Former WH Smith chain TGJones to cut costs, weigh store closures in restructuring
TGJones Launches Restructuring Plan Amid Challenging Retail Environment
May 6 (Reuters) - TGJones, the former WH Smith high street business, said on Wednesday it had launched a restructuring plan, backed by financial support from owner Modella Capital, that includes cost cuts and possible store closures.
Restructuring Objectives and Rationale
"The survival of this iconic 234-year-old business is our imperative," a TGJones spokesperson said, adding the restructuring would protect most of the retailer's store estate and build a stronger business.
Key Details of the Restructuring Plan
Here are some key details:
Challenging Trading Conditions
• "TGJones has experienced highly challenging trading conditions over the past year, along with many other brick-and-mortar retailers," the company said, citing weak consumer spending and higher costs stemming from government policies and the Iran war.

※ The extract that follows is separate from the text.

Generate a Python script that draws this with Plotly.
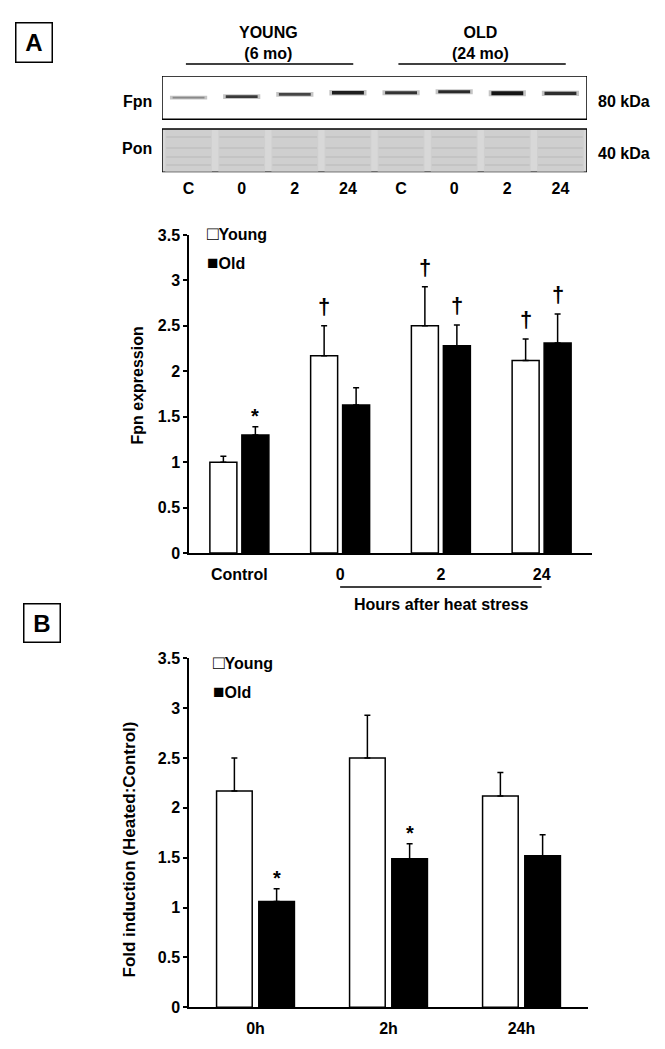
import plotly.graph_objects as go

W, H = 665, 1049
FONT = "Liberation Sans, Arial, sans-serif"

# ---------------- data ----------------
# Panel A: Fpn expression
cats_a = ["Control", "0", "2", "24"]
young_a = [1.00, 2.17, 2.50, 2.12]
young_a_err = [0.065, 0.33, 0.43, 0.235]
old_a = [1.30, 1.63, 2.28, 2.31]
old_a_err = [0.09, 0.19, 0.23, 0.32]
sig_a = [("Control", "Old", "*"), ("0", "Young", "†"), ("2", "Young", "†"),
         ("2", "Old", "†"), ("24", "Young", "†"), ("24", "Old", "†")]

# Panel B: fold induction
cats_b = ["0h", "2h", "24h"]
young_b = [2.17, 2.50, 2.12]
young_b_err = [0.33, 0.43, 0.235]
old_b = [1.06, 1.49, 1.52]
old_b_err = [0.13, 0.15, 0.21]
sig_b = [("0h", "Old", "*"), ("2h", "Old", "*")]

# Western blot (lanes, band rows measured from blot top in px)
lanes = ["C", "0", "2", "24", "C", "0", "2", "24"]
band_row = [21.7, 20.7, 18.3, 16.7, 16.7, 15.7, 17.3, 17.3]
band_thick = [1.8, 2.8, 2.8, 3.5, 3.0, 3.0, 4.0, 3.2]
band_shade = ["#8a8a8a", "#3a3a3a", "#454545", "#1e1e1e", "#333333", "#2a2a2a", "#151515", "#2e2e2e"]
pon_rows = [61, 72, 81, 89]

BARGAP = 0.365
BARGROUPGAP = 0.156


def px(x):
    return x / W


def py(y):
    return 1 - y / H


fig = go.Figure()

# ---- panel A bars ----
err_style = dict(type="data", symmetric=False, color="black", thickness=1.5, width=3)
fig.add_trace(go.Bar(x=cats_a, y=young_a, name="Young", xaxis="x", yaxis="y",
                     marker=dict(color="white", line=dict(color="black", width=1.5)),
                     error_y=dict(array=young_a_err, arrayminus=[0] * len(young_a), **err_style),
                     showlegend=False))
fig.add_trace(go.Bar(x=cats_a, y=old_a, name="Old", xaxis="x", yaxis="y",
                     marker=dict(color="black", line=dict(color="black", width=1.5)),
                     error_y=dict(array=old_a_err, arrayminus=[0] * len(old_a), **err_style),
                     showlegend=False))

# ---- panel B bars ----
fig.add_trace(go.Bar(x=cats_b, y=young_b, name="Young", xaxis="x2", yaxis="y2",
                     marker=dict(color="white", line=dict(color="black", width=1.5)),
                     error_y=dict(array=young_b_err, arrayminus=[0] * len(young_b), **err_style),
                     showlegend=False))
fig.add_trace(go.Bar(x=cats_b, y=old_b, name="Old", xaxis="x2", yaxis="y2",
                     marker=dict(color="black", line=dict(color="black", width=1.5)),
                     error_y=dict(array=old_b_err, arrayminus=[0] * len(old_b), **err_style),
                     showlegend=False))

# ---- blot ----
shapes = []
shapes.append(dict(type="rect", xref="x3", yref="y3", x0=-0.5, x1=7.5, y0=0, y1=43.3,
                   fillcolor="white", line=dict(color="black", width=1.5), layer="below"))
shapes.append(dict(type="rect", xref="x3", yref="y3", x0=-0.5, x1=7.5, y0=53, y1=96.3,
                   fillcolor="#d8d8d8", line=dict(color="black", width=1.5), layer="below"))
for i, _ in enumerate(lanes):
    shapes.append(dict(type="rect", xref="x3", yref="y3", x0=i - 0.44, x1=i + 0.44, y0=54, y1=95.5,
                       fillcolor="#cfcfcf", line=dict(width=0), layer="below"))
    for r in pon_rows:
        fig.add_trace(go.Scatter(x=[i - 0.42, i + 0.42], y=[r, r], xaxis="x3", yaxis="y3",
                                 mode="lines", line=dict(color="#c4c4c4", width=2),
                                 showlegend=False, hoverinfo="skip"))
    # soft halo + core for each Fpn band
    fig.add_trace(go.Scatter(x=[i - 0.35, i + 0.35], y=[band_row[i], band_row[i]],
                             xaxis="x3", yaxis="y3", mode="lines",
                             line=dict(color="rgba(90,90,90,0.35)", width=band_thick[i] + 2),
                             showlegend=False, hoverinfo="skip"))
    fig.add_trace(go.Scatter(x=[i - 0.3, i + 0.3], y=[band_row[i], band_row[i]],
                             xaxis="x3", yaxis="y3", mode="lines",
                             line=dict(color=band_shade[i], width=band_thick[i]),
                             showlegend=False, hoverinfo="skip"))

# group lines above blot
shapes.append(dict(type="line", xref="x3", yref="paper", x0=-0.05, x1=3.1, y0=py(64), y1=py(64),
                   line=dict(color="black", width=1.5)))
shapes.append(dict(type="line", xref="x3", yref="paper", x0=3.95, x1=7.1, y0=py(64), y1=py(64),
                   line=dict(color="black", width=1.5)))
# line under heat-stress hours
shapes.append(dict(type="line", xref="x", yref="paper", x0=1, x1=3, y0=py(587), y1=py(587),
                   line=dict(color="black", width=1.5)))

bold = dict(family=FONT, size=16, color="black", weight="bold")

annotations = []


def add_text(text, x, y, xref="paper", yref="paper", xanchor="center", yanchor="middle", size=16, **kw):
    annotations.append(dict(text=text, x=x, y=y, xref=xref, yref=yref, xanchor=xanchor,
                            yanchor=yanchor, showarrow=False,
                            font=dict(family=FONT, size=size, color="black", weight="bold"), **kw))


# panel letters
add_text("A", px(33.5), py(43), size=24, width=33, height=36, bordercolor="black", borderwidth=1.5, borderpad=1)
add_text("B", px(41.5), py(622.5), size=24, width=33, height=35, bordercolor="black", borderwidth=1.5, borderpad=1)

# y-axis titles
add_text("Fpn expression", px(136.5), py(386), textangle=-90)
add_text("Fold induction (Heated:Control)", px(128.5), py(850), size=17, textangle=-90)

# blot labels
add_text("YOUNG<br>(6 mo)", 1.5, py(43), xref="x3")
add_text("OLD<br>(24 mo)", 5.5, py(43), xref="x3")
add_text("Fpn", px(154), 25.7, yref="y3", xanchor="right")
add_text("Pon", px(154), 72.3, yref="y3", xanchor="right")
add_text("80 kDa", px(596), 25.7, yref="y3", xanchor="left")
add_text("40 kDa", px(596), 77, yref="y3", xanchor="left")

# legends
SQ_W = "<span style='font-size:19px'>□</span>"
SQ_B = "<span style='font-size:19px'>■</span>"
add_text(SQ_W + "Young", px(205), py(233), xanchor="left")
add_text(SQ_B + "Old", px(205), py(262), xanchor="left")
add_text(SQ_W + "Young", px(211), py(662), xanchor="left")
add_text(SQ_B + "Old", px(211), py(691), xanchor="left")

# x-axis group caption
add_text("Hours after heat stress", 2, py(604), xref="x")

# significance marks
off = (1 - BARGAP) / 4


def sig_marks(sig, cats, yv, ye, ov, oe, xref, yref):
    for cat, series, sym in sig:
        i = cats.index(cat)
        if series == "Young":
            x, top = i - off, yv[i] + ye[i]
        else:
            x, top = i + off, ov[i] + oe[i]
        if sym == "†":
            add_text(sym, x, top, xref=xref, yref=yref, yanchor="bottom", size=22, yshift=5)
        else:
            add_text(sym, x, top, xref=xref, yref=yref, yanchor="bottom", size=20, yshift=-2)


sig_marks(sig_a, cats_a, young_a, young_a_err, old_a, old_a_err, "x", "y")
sig_marks(sig_b, cats_b, young_b, young_b_err, old_b, old_b_err, "x2", "y2")

yaxis_common = dict(range=[0, 3.5], dtick=0.5, showline=True, linecolor="black", linewidth=1.5,
                    ticks="outside", ticklen=4, tickwidth=1.5, tickcolor="black",
                    showgrid=False, zeroline=False, tickfont=bold, automargin=False)
xaxis_common = dict(type="category", showline=True, linecolor="black", linewidth=1.5,
                    ticks="", showgrid=False, zeroline=False, tickfont=bold, automargin=False,
                    ticklabelstandoff=6)

fig.update_layout(
    width=W, height=H, autosize=False,
    margin=dict(l=0, r=0, t=0, b=0),
    paper_bgcolor="white", plot_bgcolor="white",
    barmode="group", bargap=BARGAP, bargroupgap=BARGROUPGAP,
    font=dict(family=FONT, color="black"),
    xaxis=dict(domain=[px(189), px(592)], anchor="y", categoryorder="array", categoryarray=cats_a,
               **xaxis_common),
    yaxis=dict(domain=[py(553), py(235)], anchor="x", **yaxis_common),
    xaxis2=dict(domain=[px(189), px(588)], anchor="y2", categoryorder="array", categoryarray=cats_b,
                **xaxis_common),
    yaxis2=dict(domain=[py(1007.3), py(658.3)], anchor="x2", **yaxis_common),
    xaxis3=dict(domain=[px(162), px(587)], anchor="y3", range=[-0.5, 7.5],
                tickmode="array", tickvals=list(range(len(lanes))), ticktext=lanes,
                ticks="", showline=False, showgrid=False, zeroline=False, tickfont=bold,
                automargin=False, ticklabelstandoff=5),
    yaxis3=dict(domain=[py(172.3), py(76)], anchor="x3", range=[96.3, 0],
                showticklabels=False, ticks="", showline=False, showgrid=False, zeroline=False,
                automargin=False),
    shapes=shapes,
    annotations=annotations,
)

fig.write_html("out.html", config={"displayModeBar": False},
               post_script="document.body.style.margin='0px';document.body.style.overflow='hidden';")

Impact of External Factors
• British retailers reported the sharpest year-on-year decline in sales in more than 40 years as the Iran war raised households' inflation fears, a survey showed last week.
Brand Awareness Issues
• The "forced name change" from WH Smith has also hurt consumer awareness, the company added.
Potential Store Closures and Job Losses
• The plan may result in store closures and job losses, though no decisions have yet been taken, the company said.
• The Financial Times first reported that the restructuring would result in the closure of up to 150 of TGJones' 480 stores.
Financial Support and Ownership Changes
• Modella Capital has committed more than 35 million pounds ($47.7 million) for the restructuring effort.
• WH Smith had agreed to sell its British high street business to Hobbycraft owner Modella in March 2025.